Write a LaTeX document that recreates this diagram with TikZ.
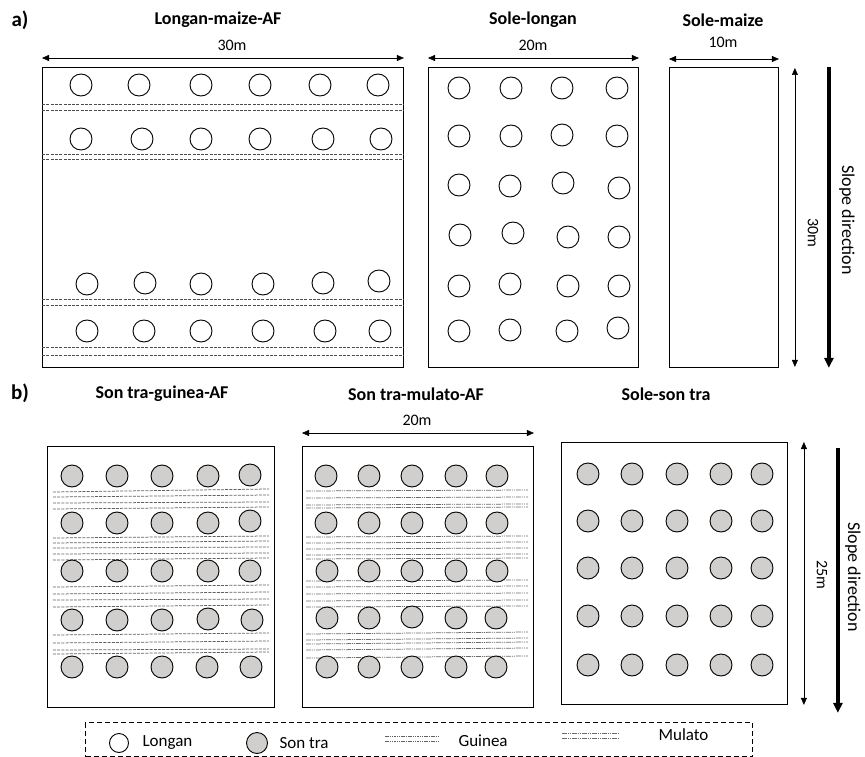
\documentclass[tikz,border=0pt]{standalone}
\usepackage{fontspec}
\setmainfont{Carlito}
\usetikzlibrary{arrows.meta}
\definecolor{treegray}{RGB}{208,207,206}
\begin{document}
\begin{tikzpicture}[x=1pt,y=-1pt,
  plot/.style={draw, line width=0.9pt, inner sep=0pt, anchor=north west},
  longan/.style={circle, draw, line width=0.9pt, minimum size=22pt, inner sep=0pt},
  sontra/.style={longan, fill=treegray},
  dim/.style={{Triangle[length=7pt,width=6pt]}-{Triangle[length=7pt,width=6pt]}, line width=0.5pt},
  slope/.style={-{Triangle[length=10pt,width=9pt]}, line width=3.5pt},
  title/.style={font=\fontsize{18}{20}\selectfont\bfseries},
  dimtext/.style={font=\fontsize{16}{18}\selectfont},
  legtext/.style={font=\fontsize{17}{19}\selectfont, anchor=west},
  panel/.style={font=\fontsize{21}{23}\selectfont\bfseries},
  rowline/.style={black!70, line width=0.6pt, dash pattern=on 3pt off 1.3pt},
  guinea/.style={black!62, line width=0.75pt, dash pattern=on 3pt off 1.2pt},
  mulato/.style={black!58, line width=0.75pt, dash pattern=on 5pt off 1pt on 1pt off 1pt on 1pt off 1pt},
]
\useasboundingbox (0,0) rectangle (865,757);

% ---------- panel a ----------
\node[panel] (la) at (20,20) {a)};
\node[title] (t1) at (218,20) {Longan-maize-AF};
\node[title] (t2) at (533,20) {Sole-longan};
\node[title] (t3) at (723,20) {Sole-maize};

\node[plot, minimum width=361pt, minimum height=300pt] (p1) at (42,67) {};
\node[plot, minimum width=210pt, minimum height=300pt] (p2) at (428,67) {};
\node[plot, minimum width=109pt, minimum height=300pt] (p3) at (669,67) {};

\draw[dim] ([yshift=9pt]p1.north west) -- ([yshift=9pt]p1.north east);
\draw[dim] ([yshift=9pt]p2.north west) -- ([yshift=9pt]p2.north east);
\draw[dim] ([yshift=8pt]p3.north west) -- ([yshift=8pt]p3.north east);
\node[dimtext] (d1) at (232,45) {30m};
\node[dimtext] (d2) at (533,45) {20m};
\node[dimtext] (d3) at (723,42) {10m};

\draw[dim] ([xshift=16pt,yshift=-1pt]p3.north east) -- ([xshift=16pt,yshift=1pt]p3.south east);
\node[dimtext, rotate=-90] (d4) at (813,233) {30m};
\draw[slope] ([xshift=50pt]p3.north east) -- ([xshift=50pt]p3.south east);
\node[dimtext, font=\fontsize{18}{20}\selectfont, rotate=-90] (s1) at (847,220) {Slope direction};

% longan-maize rows
\foreach \x [count=\i] in {81,139,201,260,320,378} \node[longan] (a1-\i) at (\x,85) {};
\foreach \x [count=\i] in {81,142,201,260,323,381} \node[longan] (a2-\i) at (\x,139) {};
\foreach \x/\y [count=\i] in {87/284,145/283,201/284,263/284,323/283,379/281} \node[longan] (a3-\i) at (\x,\y) {};
\foreach \x [count=\i] in {87,144,201,263,325,380} \node[longan] (a4-\i) at (\x,331) {};
\foreach \y in {104,110,154,159.5,299,305,347,355}
  \draw[rowline] (p1.west |- 0,\y) -- (p1.east |- 0,\y);

% sole longan
\foreach \x/\y [count=\i] in {459/88,511/88,562/88,617/88,
  459/136,511/136,562/135,617/136,
  459/185,510/186,563/183,619/188,
  460/235,513/233,568/237,619/237,
  459/286,510/284,568/286,619/286,
  459/331,510/330,567/331,618/328}
  \node[longan] (b-\i) at (\x,\y) {};

% ---------- panel b ----------
\node[panel] (lb) at (20,393) {b)};
\node[title] (t4) at (162,394) {Son tra-guinea-AF};
\node[title] (t5) at (416,394) {Son tra-mulato-AF};
\node[title] (t6) at (666,394) {Sole-son tra};

\node[plot, minimum width=227pt, minimum height=261pt] (p4) at (47,446) {};
\node[plot, minimum width=231pt, minimum height=261pt] (p5) at (302,446) {};
\node[plot, minimum width=226pt, minimum height=262pt] (p6) at (561,442) {};

\draw[dim] ([yshift=13pt]p5.north west) -- ([yshift=13pt]p5.north east);
\node[dimtext] (d5) at (417,420) {20m};
\draw[dim] ([xshift=16pt]p6.north east) -- ([xshift=16pt]p6.south east);
\node[dimtext, rotate=-90] (d6) at (822,575) {25m};
\draw[slope] ([xshift=50pt,yshift=-6pt]p6.north east) -- ([xshift=50pt,yshift=-8pt]p6.south east);
\node[dimtext, font=\fontsize{18}{20}\selectfont, rotate=-90] (s2) at (853,577) {Slope direction};

% guinea lines
\foreach \ya/\yb in {492/489, 497/495, 503/502, 509/507,
  538/536, 543/541, 548/547, 554/553, 560/558,
  587/585, 594/592, 600/599, 607/605,
  635/633, 643/641, 650/649, 654/652}
  \draw[guinea] (53,\ya) -- (269,\yb);
\foreach \x/\y [count=\i] in {72/476,117/476,162/476,208/476,250/475,
  72/523,117/523,162/523,208/523,250/521,
  72/571,117/571,162/571,208/571,250/571,
  72/620,117/620,162/620,208/619,252/620,
  72/667,117/667,162/667,207/667,251/667}
  \node[sontra] (g-\i) at (\x,\y) {};

% mulato lines
\foreach \ya/\yb in {491/490, 498/497, 505/504, 508/507,
  537/536, 543/542, 549/548, 555/554, 559/558,
  581/580, 587/586, 594/593, 601/600, 607/606,
  634/632, 640/638, 644/642, 650/648, 658/656}
  \draw[mulato] (306,\ya) -- (528,\yb);
\foreach \x/\y [count=\i] in {326/476,369/476,412/476,456/476,497/476,
  326/523,369/523,412/523,456/523,497/523,
  327/571,369/571,412/571,456/571,497/571,
  327/618,369/618,412/617,456/618,496/618,
  327/667,369/667,412/667,456/667,496/667}
  \node[sontra] (m-\i) at (\x,\y) {};

% sole son tra
\foreach \y [count=\r] in {474,521,568,616,665}
  \foreach \x [count=\c] in {588,632,677,721,762}
    \node[sontra] (s-\r-\c) at (\x,\y) {};

% ---------- legend ----------
\node[draw, line width=1pt, dash pattern=on 5pt off 3pt, minimum width=667pt, minimum height=34pt, anchor=north west, inner sep=0pt] (leg) at (85,722) {};
\node[longan, minimum size=19pt] (k1) at (119,743) {};
\node[legtext] (k1t) at (139,743) {Longan};
\node[sontra, minimum size=21pt] (k2) at (257,743) {};
\node[legtext] (k2t) at (276,743) {Son tra};
\coordinate (g1a) at (385,736); \coordinate (g1b) at (440,736);
\coordinate (g2a) at (385,741); \coordinate (g2b) at (440,741);
\draw[guinea, line width=0.6pt, dash pattern=on 1.5pt off 0.8pt] (g1a) -- (g1b);
\draw[guinea, line width=0.6pt, dash pattern=on 1.5pt off 0.8pt] (g2a) -- (g2b);
\node[legtext] (k3t) at (455,741) {Guinea};
\coordinate (m1a) at (562,733); \coordinate (m1b) at (620,733);
\coordinate (m2a) at (562,738); \coordinate (m2b) at (620,738);
\draw[mulato, line width=0.6pt] (m1a) -- (m1b);
\draw[mulato, line width=0.6pt] (m2a) -- (m2b);
\node[legtext] (k4t) at (655,735) {Mulato};
\end{tikzpicture}
\end{document}
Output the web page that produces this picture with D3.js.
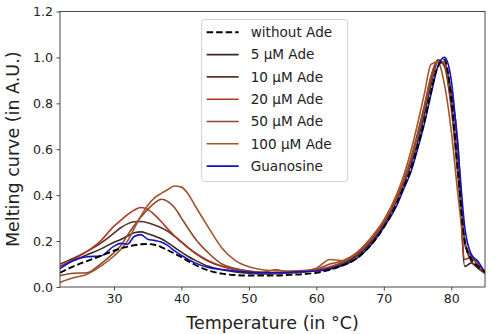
<!DOCTYPE html>
<html>
<head>
<meta charset="utf-8">
<script src="https://cdn.jsdelivr.net/npm/d3@7"></script>
<style>
  body { margin: 0; background: #fff; }
  text { font-family: "DejaVu Sans", sans-serif; fill: #222; }
</style>
</head>
<body>
<div id="chart"></div>
<script>
// temperature grid shared by all curves
var temps = [22,24,26,28,30,31,32,33,34,35,36,37,38,39,40,41,42,44,46,48,50,52,54,56,58,60,62,64,66,68,70,72,73,74,75,76,77,78,79,80,81,82,83,84,85];

var noAde  = [0.062,0.09,0.113,0.135,0.158,0.168,0.176,0.182,0.186,0.187,0.184,0.174,0.16,0.145,0.13,0.112,0.097,0.072,0.058,0.052,0.05,0.05,0.05,0.053,0.056,0.062,0.075,0.095,0.125,0.18,0.26,0.37,0.44,0.51,0.61,0.72,0.85,0.96,0.99,0.82,0.5,0.2,0.12,0.09,0.065];
var ade5   = [0.09,0.115,0.14,0.165,0.195,0.207,0.222,0.236,0.24,0.232,0.222,0.21,0.192,0.172,0.152,0.133,0.117,0.09,0.075,0.066,0.06,0.057,0.058,0.062,0.066,0.072,0.082,0.1,0.135,0.19,0.27,0.38,0.45,0.53,0.63,0.75,0.88,0.98,0.97,0.85,0.62,0.09,0.105,0.08,0.06];
var ade10  = [0.1,0.125,0.155,0.19,0.235,0.258,0.275,0.284,0.285,0.28,0.27,0.258,0.242,0.22,0.195,0.17,0.148,0.112,0.09,0.077,0.068,0.062,0.06,0.062,0.066,0.073,0.085,0.105,0.14,0.2,0.28,0.39,0.46,0.55,0.66,0.78,0.91,0.99,0.96,0.78,0.48,0.2,0.11,0.085,0.06];
var ade20  = [0.09,0.12,0.155,0.2,0.265,0.29,0.315,0.335,0.346,0.338,0.315,0.285,0.252,0.222,0.197,0.172,0.15,0.115,0.09,0.075,0.065,0.06,0.06,0.062,0.067,0.075,0.088,0.11,0.145,0.2,0.28,0.39,0.46,0.55,0.66,0.78,0.9,0.98,0.98,0.82,0.52,0.12,0.13,0.09,0.06];
var ade50  = [0.05,0.06,0.062,0.1,0.15,0.18,0.225,0.268,0.305,0.338,0.365,0.382,0.372,0.345,0.3,0.255,0.212,0.148,0.1,0.08,0.07,0.065,0.075,0.065,0.068,0.078,0.1,0.115,0.15,0.21,0.29,0.4,0.47,0.56,0.67,0.79,0.92,0.99,0.97,0.8,0.5,0.2,0.13,0.1,0.065];
var ade100 = [0.02,0.04,0.056,0.09,0.135,0.163,0.2,0.255,0.31,0.355,0.388,0.408,0.425,0.44,0.435,0.405,0.355,0.26,0.17,0.115,0.088,0.075,0.07,0.07,0.072,0.082,0.12,0.115,0.15,0.21,0.29,0.41,0.49,0.59,0.71,0.84,0.97,0.98,0.88,0.68,0.4,0.18,0.14,0.1,0.065];
var guano  = [0.08,0.115,0.132,0.135,0.178,0.19,0.186,0.22,0.228,0.208,0.203,0.196,0.18,0.157,0.138,0.12,0.105,0.085,0.076,0.07,0.065,0.062,0.062,0.064,0.067,0.07,0.078,0.095,0.125,0.18,0.26,0.36,0.43,0.5,0.6,0.71,0.84,0.96,1.0,0.9,0.6,0.26,0.14,0.11,0.06];

var labels = ["without Ade","5 \u00b5M Ade","10 \u00b5M Ade","20 \u00b5M Ade","50 \u00b5M Ade","100 \u00b5M Ade","Guanosine"];
var colors = ["#000000","#3b2a24","#5c3222","#b0382a","#8d4a2c","#a3562c","#1010cc"];
var xTicks = [30,40,50,60,70,80];
var yTicks = [0.0,0.2,0.4,0.6,0.8,1.0,1.2];

var series = [noAde, ade5, ade10, ade20, ade50, ade100, guano];

var W = 499, H = 334;
var margin = { top: 11.5, left: 60, right: 14, bottom: 47 };
var width = W - margin.left - margin.right,
    height = H - margin.top - margin.bottom;

var svg = d3.select("#chart").append("svg")
    .attr("width", W).attr("height", H)
  .append("g")
    .attr("transform", "translate(" + margin.left + "," + margin.top + ")");

var x = d3.scaleLinear().domain([22, 85]).range([0, width]);
var y = d3.scaleLinear().domain([0, 1.2]).range([height, 0]);

var line = d3.line()
    .x(function(d) { return x(d[0]); })
    .y(function(d) { return y(d[1]); })
    .curve(d3.curveMonotoneX);

svg.append("defs").append("clipPath").attr("id", "clip")
  .append("rect").attr("width", width).attr("height", height);

var plot = svg.append("g").attr("clip-path", "url(#clip)");

// draw solid curves first, dashed on top of them like the original
var order = [1,2,3,4,5,6,0];
order.forEach(function(i) {
  plot.append("path")
    .datum(temps.map(function(t, k) { return [t, series[i][k]]; }))
    .attr("fill", "none")
    .attr("stroke", colors[i])
    .attr("stroke-width", i === 0 ? 1.9 : 1.6)
    .attr("stroke-dasharray", i === 0 ? "6.5,3" : null)
    .attr("d", line);
});

// axes
var xAxis = svg.append("g")
    .attr("transform", "translate(0," + height + ")")
    .call(d3.axisBottom(x).tickValues(xTicks).tickSize(3.5).tickPadding(3.5));
var yAxis = svg.append("g")
    .call(d3.axisLeft(y).tickValues(yTicks).tickSize(3.5).tickPadding(3.5).tickFormat(d3.format(".1f")));

[xAxis, yAxis].forEach(function(a) {
  a.select(".domain").remove();
  a.selectAll("line").attr("stroke", "#333").attr("stroke-width", 0.9);
  a.selectAll("text").style("font-family", "DejaVu Sans").style("font-size", "12.6px").attr("fill", "#222");
});

svg.append("rect")
    .attr("width", width).attr("height", height)
    .attr("fill", "none").attr("stroke", "#333").attr("stroke-width", 0.9);

svg.append("text")
    .attr("x", width / 2).attr("y", height + 42)
    .attr("text-anchor", "middle")
    .style("font-size", "17.5px")
    .text("Temperature (in \u00b0C)");

svg.append("text")
    .attr("transform", "translate(" + (-41) + "," + (height / 2) + ") rotate(-90)")
    .attr("text-anchor", "middle")
    .style("font-size", "17.5px")
    .text("Melting curve (in A.U.)");

// legend
var lg = svg.append("g").attr("transform", "translate(" + x(43.0) + ",8)");
lg.append("rect")
    .attr("x", 0).attr("y", 0)
    .attr("width", 146).attr("height", 162)
    .attr("rx", 3)
    .attr("fill", "#fff").attr("fill-opacity", 0.8)
    .attr("stroke", "#d0d0d0");

labels.forEach(function(lbl, i) {
  var yy = 12.8 + i * 22.3;
  lg.append("line")
    .attr("x1", 5).attr("x2", 37)
    .attr("y1", yy).attr("y2", yy)
    .attr("stroke", colors[i])
    .attr("stroke-width", i === 0 ? 1.9 : 1.6)
    .attr("stroke-dasharray", i === 0 ? "6.5,3" : null);
  lg.append("text")
    .attr("x", 49).attr("y", yy + 4.8)
    .style("font-size", "13.6px")
    .text(lbl);
});
</script>
</body>
</html>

__________

--- What needs to be done ---
Omitting all pictures, restate exactly the lines of the material from its start through the line that contains "(t3) at (723,20)".

--- Solution to the exercise ---
Write a LaTeX document that recreates this diagram with TikZ.
\documentclass[tikz,border=0pt]{standalone}
\usepackage{fontspec}
\setmainfont{Carlito}
\usetikzlibrary{arrows.meta}
\definecolor{treegray}{RGB}{208,207,206}
\begin{document}
\begin{tikzpicture}[x=1pt,y=-1pt,
  plot/.style={draw, line width=0.9pt, inner sep=0pt, anchor=north west},
  longan/.style={circle, draw, line width=0.9pt, minimum size=22pt, inner sep=0pt},
  sontra/.style={longan, fill=treegray},
  dim/.style={{Triangle[length=7pt,width=6pt]}-{Triangle[length=7pt,width=6pt]}, line width=0.5pt},
  slope/.style={-{Triangle[length=10pt,width=9pt]}, line width=3.5pt},
  title/.style={font=\fontsize{18}{20}\selectfont\bfseries},
  dimtext/.style={font=\fontsize{16}{18}\selectfont},
  legtext/.style={font=\fontsize{17}{19}\selectfont, anchor=west},
  panel/.style={font=\fontsize{21}{23}\selectfont\bfseries},
  rowline/.style={black!70, line width=0.6pt, dash pattern=on 3pt off 1.3pt},
  guinea/.style={black!62, line width=0.75pt, dash pattern=on 3pt off 1.2pt},
  mulato/.style={black!58, line width=0.75pt, dash pattern=on 5pt off 1pt on 1pt off 1pt on 1pt off 1pt},
]
\useasboundingbox (0,0) rectangle (865,757);

% ---------- panel a ----------
\node[panel] (la) at (20,20) {a)};
\node[title] (t1) at (218,20) {Longan-maize-AF};
\node[title] (t2) at (533,20) {Sole-longan};
\node[title] (t3) at (723,20) {Sole-maize};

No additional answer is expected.